Blue said the department has heard from the community that low level marijuana possessions are not an enforcement priority. He said this can be seen in the quarterly report where there was a significant decrease of marijuana charges.
The quarterly report shows a decrease in the number of charges for No Operator's Licenses (NOLs) from this year to last in response to community feedback. NOLs are given when a person is pulled over and does not have a license to show police.
“We’ve heard from our community that if they are legally unable to get a driver's license but are otherwise following the law, then maybe it’s not a huge priority that we charge them,” Blue said.
Further efforts to increase police transparency in Chapel Hill include the body worn cameras. The department has purchased a total of 45 body worn cameras for front-line officers.
“The capability to go back and look at an encounter and figure out what you can learn from that, how you might train better, or council, or mentor an employee, or provide feedback for a community member.
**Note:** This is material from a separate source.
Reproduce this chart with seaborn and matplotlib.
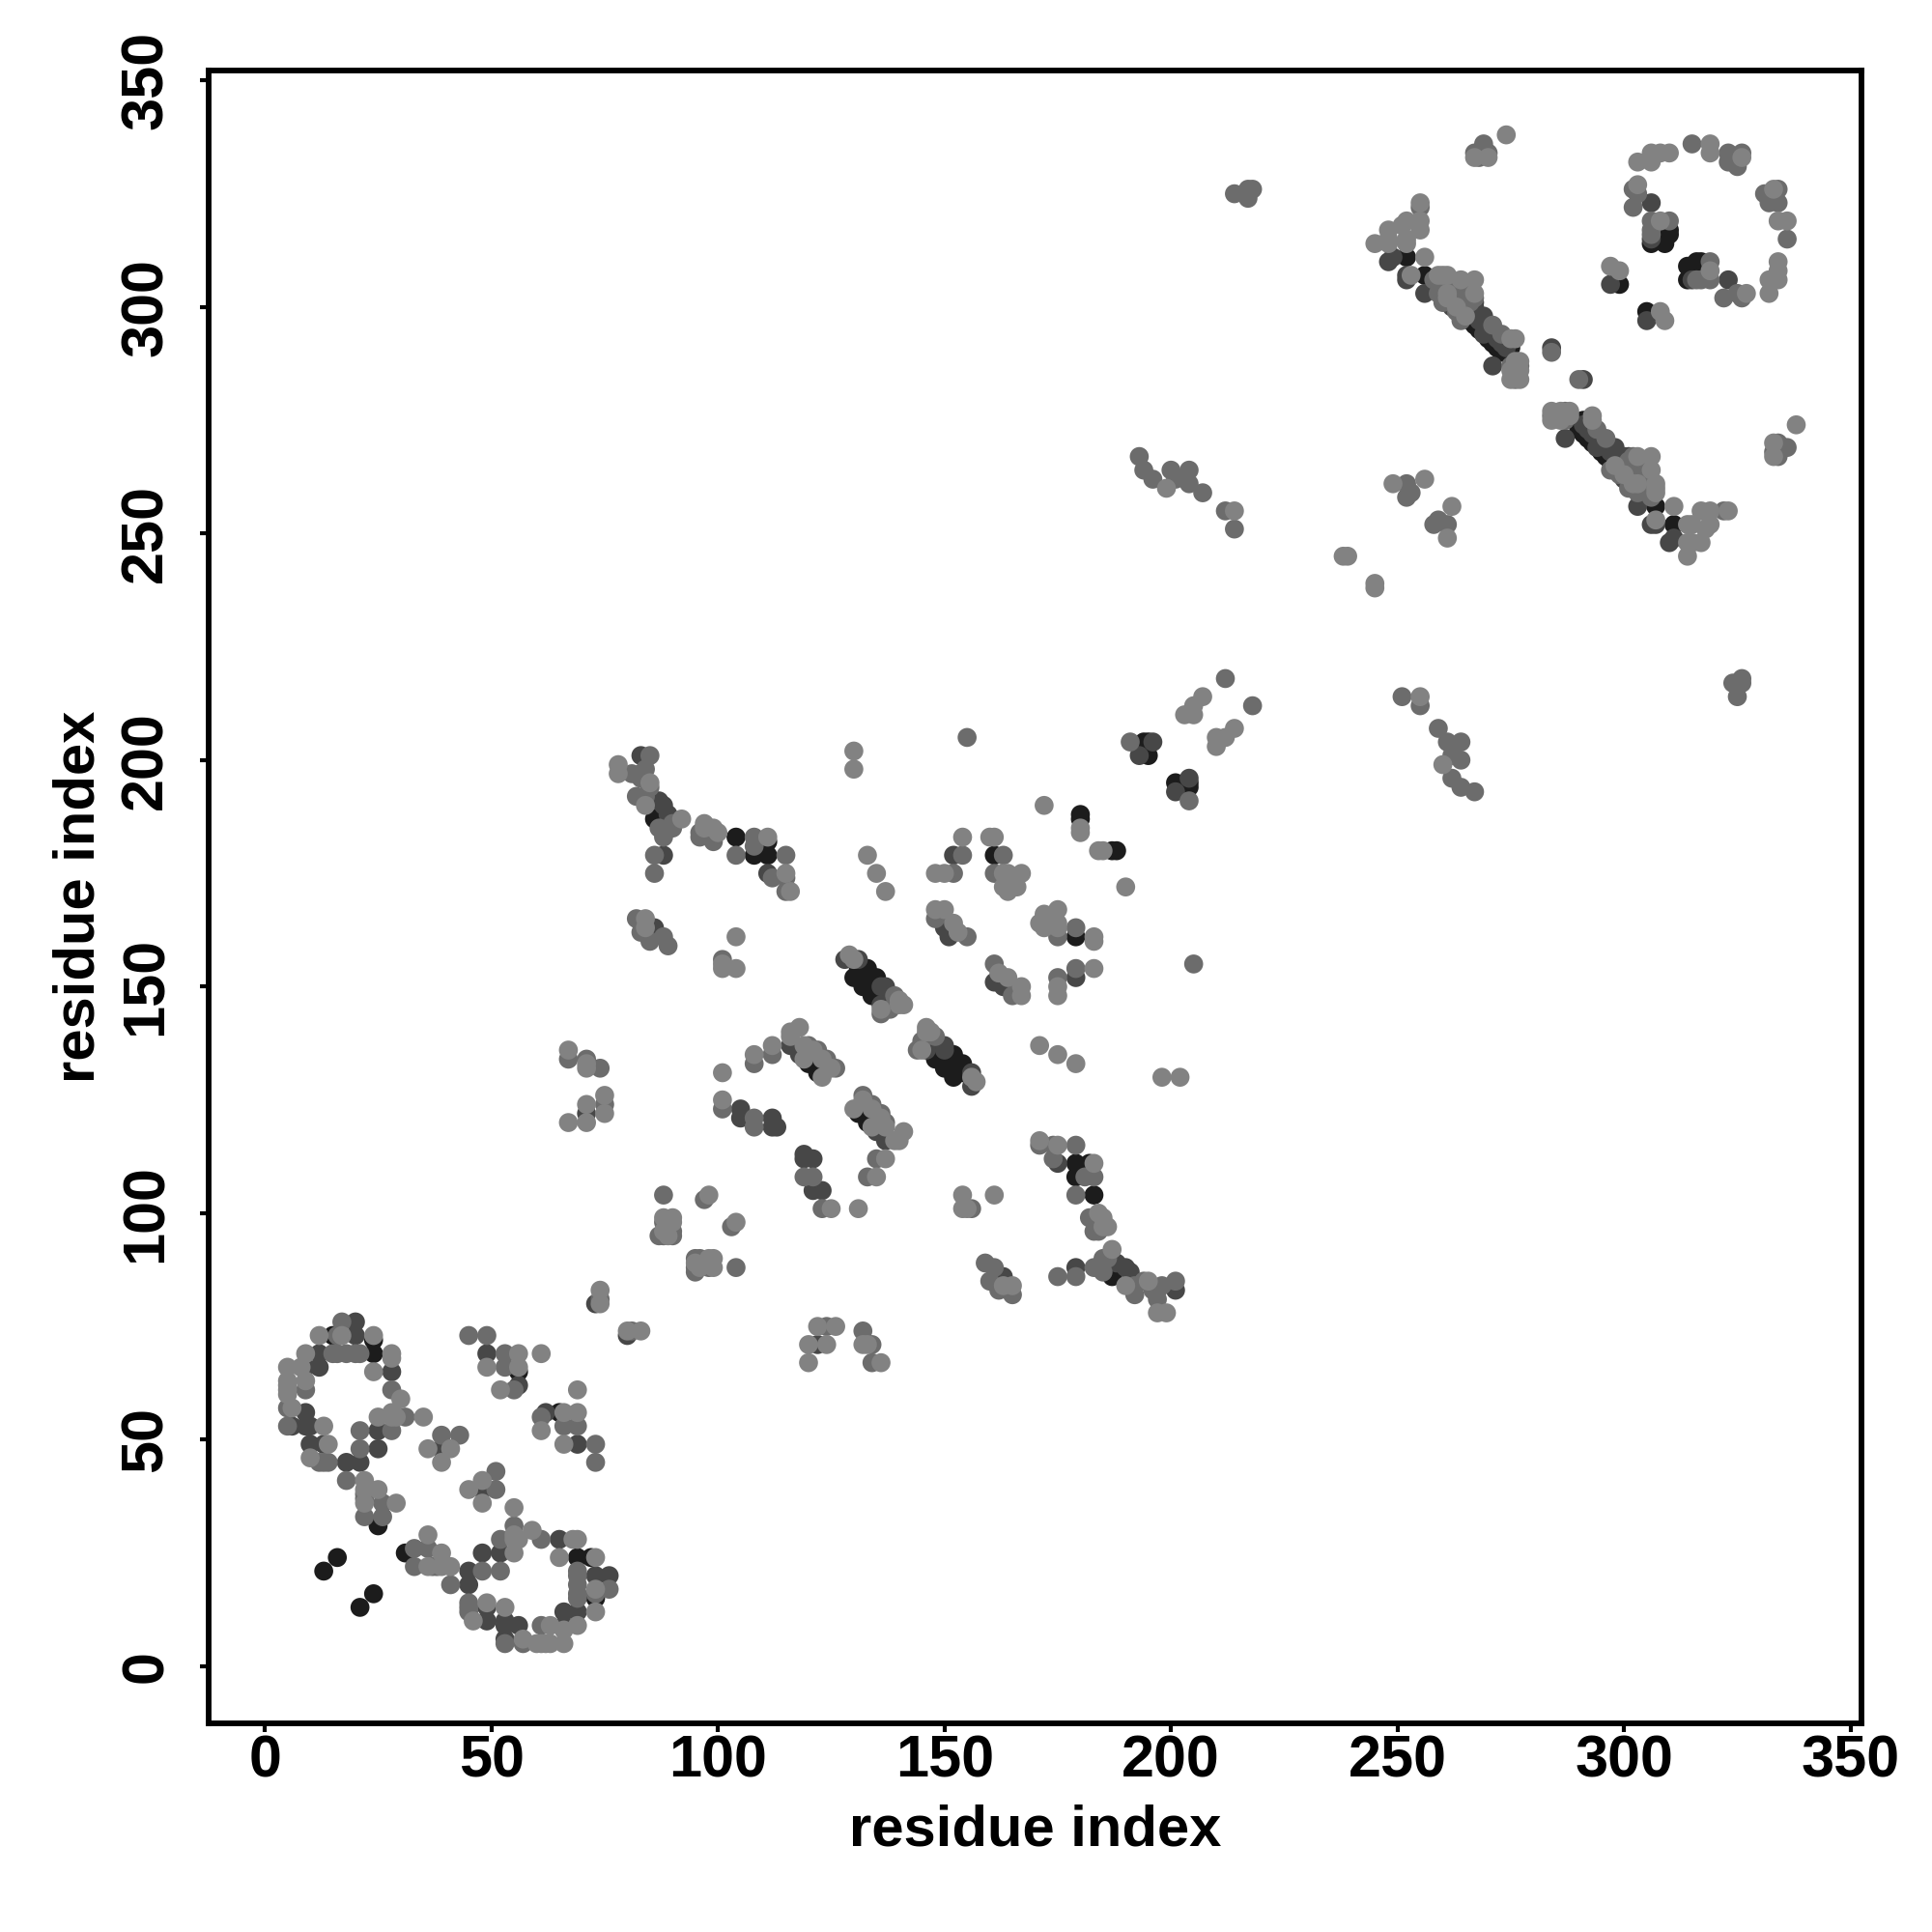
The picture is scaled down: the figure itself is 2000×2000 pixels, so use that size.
import pandas as pd
import matplotlib.pyplot as plt
import seaborn as sns

# residue pairs (i, j), each contact is drawn at (i, j) and (j, i)
black_pairs = [
    (13, 21), (16, 24), (21, 13), (25, 31), (15, 73), (24, 69), (24, 72), (56, 65), (13, 49),
    (122, 131), (120, 133), (130, 152), (132, 150), (134, 148), (131, 153), (133, 151), (135, 149),
    (133, 154), (135, 152), (131, 154), (108, 179), (111, 179), (111, 182), (110, 181), (104, 183),
    (108, 183), (161, 179), (180, 188), (180, 187), (187, 180), (86, 187), (195, 201), (194, 204),
    (195, 204), (252, 311), (256, 307),
    (263, 300), (264, 299), (265, 298), (266, 297), (267, 296), (268, 295), (269, 294), (270, 293),
    (271, 292), (272, 291), (273, 290), (275, 291), (273, 291),
    (299, 305), (309, 314), (310, 316), (306, 314), (309, 315), (310, 317),
]
dark_pairs = [
    (6, 53), (9, 56), (9, 66), (12, 66), (12, 69), (20, 73), (20, 76), (10, 53), (28, 65), (25, 52),
    (25, 48), (18, 45), (21, 45), (26, 36), (39, 48), (49, 69), (56, 62), (10, 49), (49, 13),
    (66, 12), (69, 12), (9, 66), (9, 53), (65, 28), (76, 20), (53, 10),
    (101, 131), (105, 123), (105, 121), (108, 121), (112, 121), (113, 119), (112, 119), (112, 135),
    (71, 122), (73, 80), (74, 80), (90, 95), (136, 150), (136, 146), (137, 150), (131, 156),
    (128, 156), (137, 146), (116, 137), (118, 135), (125, 132), (152, 179), (151, 161), (150, 163),
    (155, 161), (86, 163), (88, 179), (88, 183), (89, 188), (87, 191), (83, 201), (112, 174),
    (111, 175), (193, 201), (196, 204), (248, 310), (249, 311), (252, 306), (256, 303), (306, 323),
    (306, 315), (297, 305), (305, 297), (284, 291), (267, 301), (271, 295), (273, 292), (262, 300),
    (269, 294), (84, 190), (287, 271), (275, 293), (252, 307), (85, 191), (88, 190),
    (264, 301), (266, 299), (268, 297), (270, 295), (272, 293), (274, 291),
    (267, 300), (269, 298),
]
mid_pairs = [
    (5, 53), (5, 57), (5, 62), (9, 61), (9, 63), (9, 69), (10, 46), (12, 73), (13, 45), (13, 53),
    (14, 45), (14, 49), (15, 69), (16, 69), (16, 73), (17, 76), (18, 69), (20, 69), (21, 48),
    (21, 52), (21, 69), (22, 33), (22, 38), (26, 33), (28, 52), (28, 61), (30, 59), (31, 55),
    (33, 26), (36, 26), (36, 22), (37, 22), (41, 18), (45, 14), (45, 12), (49, 14), (39, 51),
    (43, 51), (41, 48), (35, 55), (45, 73), (49, 73), (53, 66), (53, 69), (52, 61), (56, 66),
    (61, 69), (55, 61), (66, 53), (69, 53), (73, 45), (73, 49), (52, 28), (56, 28), (61, 28),
    (69, 21), (73, 17), (76, 17), (61, 9), (57, 5), (60, 5), (63, 5), (73, 12), (69, 16),
    (67, 134), (71, 134), (74, 132), (71, 124), (75, 124), (75, 122), (67, 120), (101, 123),
    (108, 133), (108, 119), (88, 104), (97, 103), (98, 104), (103, 97), (88, 98), (88, 95),
    (87, 95), (95, 90), (95, 87), (96, 90), (104, 88), (74, 81), (74, 83), (81, 74), (119, 108),
    (121, 108), (123, 101), (130, 123), (134, 119), (136, 121), (145, 138), (146, 140),
    (148, 139), (140, 146), (136, 144), (120, 137), (122, 136), (126, 132), (124, 134),
    (135, 108), (135, 112), (133, 108), (172, 166), (171, 164), (172, 163), (175, 167),
    (175, 164), (175, 161), (179, 163), (175, 150), (175, 152), (179, 154), (183, 154),
    (164, 152), (161, 155), (165, 148), (167, 150), (190, 172), (175, 135), (171, 115),
    (174, 115), (179, 115), (174, 112), (183, 108), (181, 108), (182, 99), (184, 96), (183, 96),
    (185, 90), (175, 86), (179, 86), (183, 88), (192, 82), (194, 85), (198, 84), (197, 83),
    (201, 85), (159, 89), (161, 88), (160, 85), (162, 83), (165, 82), (155, 101), (156, 101),
    (161, 104), (179, 104), (155, 205), (191, 204), (203, 210), (205, 212), (207, 214), (212, 218),
    (193, 267), (194, 264), (196, 262), (200, 264), (201, 262), (204, 264), (204, 261),
    (207, 259), (212, 255), (214, 255), (214, 251), (214, 325), (217, 324), (217, 326),
    (218, 326), (239, 245), (238, 245), (249, 261), (252, 261), (252, 258), (253, 259),
    (256, 262), (267, 334), (268, 333), (269, 336), (270, 334), (306, 332), (310, 334),
    (315, 336), (323, 334), (323, 332), (325, 331), (326, 334), (302, 322), (302, 326),
    (306, 319), (306, 316), (310, 319), (331, 325), (334, 323), (332, 323), (336, 315),
    (319, 306), (317, 306), (319, 310), (322, 302), (325, 303), (297, 309), (299, 308), (308, 299),
    (245, 314), (248, 317), (252, 314), (255, 322), (259, 303), (260, 301), (264, 297),
    (284, 275), (284, 276), (290, 284), (263, 299), (266, 301),
    (267, 306), (264, 306), (267, 302), (261, 307), (275, 287), (277, 287),
    (258, 306), (261, 305), (263, 304), (265, 303), (81, 197), (83, 196), (84, 192),
    (87, 185), (88, 184), (90, 186), (271, 296), (273, 294),
]
light_pairs = [
    (5, 61), (5, 66), (5, 60), (5, 63), (8, 66), (12, 73), (17, 73), (24, 73), (28, 69), (24, 65),
    (28, 68), (25, 55), (28, 56), (29, 55), (35, 55), (22, 41), (22, 36), (29, 36), (36, 29),
    (39, 22), (39, 25), (41, 22), (36, 48), (39, 45), (45, 39), (48, 41), (49, 66), (56, 69),
    (61, 52), (69, 56), (66, 56), (69, 61), (73, 24), (65, 24), (46, 10), (49, 14), (53, 13),
    (63, 9), (62, 5), (66, 5), (69, 9), (57, 6), (55, 28), (59, 30), (69, 28), (68, 28), (73, 17),
    (67, 136), (71, 133), (71, 120), (75, 126), (101, 125), (101, 154), (101, 155), (104, 154),
    (108, 135), (112, 137), (116, 139), (118, 141), (116, 140), (119, 137), (121, 136), (123, 134),
    (125, 132), (123, 130), (141, 118), (140, 116), (119, 134), (137, 119), (129, 157), (130, 156),
    (141, 146), (140, 147), (145, 136), (146, 140), (88, 99), (90, 99), (90, 98), (89, 95),
    (99, 90), (99, 88), (96, 88), (104, 98), (80, 74), (83, 74), (120, 67), (122, 75), (126, 75),
    (125, 101), (137, 112), (120, 71), (124, 71), (132, 71), (136, 67), (130, 198), (130, 202),
    (133, 179), (135, 175), (137, 171), (131, 101), (152, 164), (153, 162), (150, 167),
    (148, 167), (163, 175), (167, 175), (163, 172), (166, 172), (164, 171), (160, 183),
    (164, 175), (172, 190), (180, 185), (180, 184), (183, 161), (154, 183), (150, 175),
    (148, 175), (198, 130), (161, 104), (171, 116), (175, 115), (183, 111), (185, 99), (186, 97),
    (187, 92), (190, 84), (195, 85), (197, 78), (199, 78), (165, 84), (163, 84), (179, 133),
    (97, 185), (100, 184), (210, 205), (212, 205), (214, 207), (210, 203),
    (199, 260), (255, 214), (245, 238), (245, 239), (261, 249), (262, 256), (274, 338),
    (267, 333), (270, 333), (303, 332), (319, 336), (319, 334), (326, 333), (333, 326),
    (303, 327), (334, 319), (336, 319), (334, 310), (334, 308), (332, 306), (334, 306),
    (327, 303), (319, 308), (309, 297), (308, 299), (248, 315), (251, 318), (255, 319),
    (255, 317), (252, 315), (253, 307), (256, 311), (259, 307), (260, 307), (276, 288),
    (277, 284), (275, 284), (276, 293), (277, 288), (288, 276), (293, 275), (277, 286),
    (303, 267), (306, 267), (264, 306), (261, 303), (261, 307), (259, 307), (311, 256),
    (314, 252), (317, 255), (319, 255), (323, 255), (319, 252), (314, 248), (317, 248),
    (314, 245), (298, 265), (300, 263), (302, 261), (275, 286), (276, 285),
]
shade_colors = {"black": "#1c1c1c", "dark": "#474747", "mid": "#6c6c6c", "light": "#828282"}
tick_values = [0, 50, 100, 150, 200, 250, 300, 350]

rows = []
for name, pairs in [("black", black_pairs), ("dark", dark_pairs), ("mid", mid_pairs), ("light", light_pairs)]:
    for i, j in pairs:
        rows.append((i, j, name))
        rows.append((j, i, name))
df = pd.DataFrame(rows, columns=["x", "y", "shade"]).drop_duplicates(["x", "y"], keep="last")

sns.set_theme(style="white")
plt.rcParams['font.family'] = ['Liberation Sans', 'DejaVu Sans']
plt.rcParams['font.weight'] = 'bold'

fig = plt.figure(figsize=(10, 10), dpi=200)
ax = fig.add_axes([0.108, 0.108, 0.8555, 0.8555])

sns.scatterplot(data=df, x="x", y="y", hue="shade", palette=shade_colors,
                s=50, linewidth=0, legend=False, ax=ax, clip_on=True)

ax.set_xlim(-12.4, 352.4)
ax.set_ylim(-12.6, 352.2)
ax.set_xticks(tick_values)
ax.set_yticks(tick_values)
ax.tick_params(axis='x', length=3.2, width=1.5, labelsize=22, pad=1, color='black', bottom=True)
ax.tick_params(axis='y', length=3.2, width=1.5, labelsize=22, pad=9.5, color='black', left=True)
for label in ax.get_yticklabels():
    label.set_rotation(90)
    label.set_va('center')
for label in ax.get_xticklabels() + ax.get_yticklabels():
    label.set_fontweight('bold')
    label.set_color('black')
for spine in ax.spines.values():
    spine.set_linewidth(2.1)
    spine.set_color('black')

ax.set_xlabel("residue index", fontsize=21.5, fontweight='bold', color='black', labelpad=5.5)
ax.set_ylabel("residue index", fontsize=21.5, fontweight='bold', color='black', labelpad=5)

plt.savefig("out.png", dpi=200)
That’s just priceless stuff, ” Blue said.
Town Council Member Michael Parker said transparency concerns have arisen due to national and local events. He said he hopes in the future these quarterly reports will allow the town council to spot emerging concerns early and be proactive about it.
Town Council Member Nancy Oates said she acknowledges that some communities don’t see police officers as someone to turn to when they need help, she believes these reports will increase trust in the communities.
Blue said he was proud of the long history of transparency in Chapel Hill’s police department and hopes these reports can increase that trust in response to national events.
“The work we do is on behalf of our community and hopefully it is representative of what our community expects,” Blue said. “And we think it makes sense to report that out."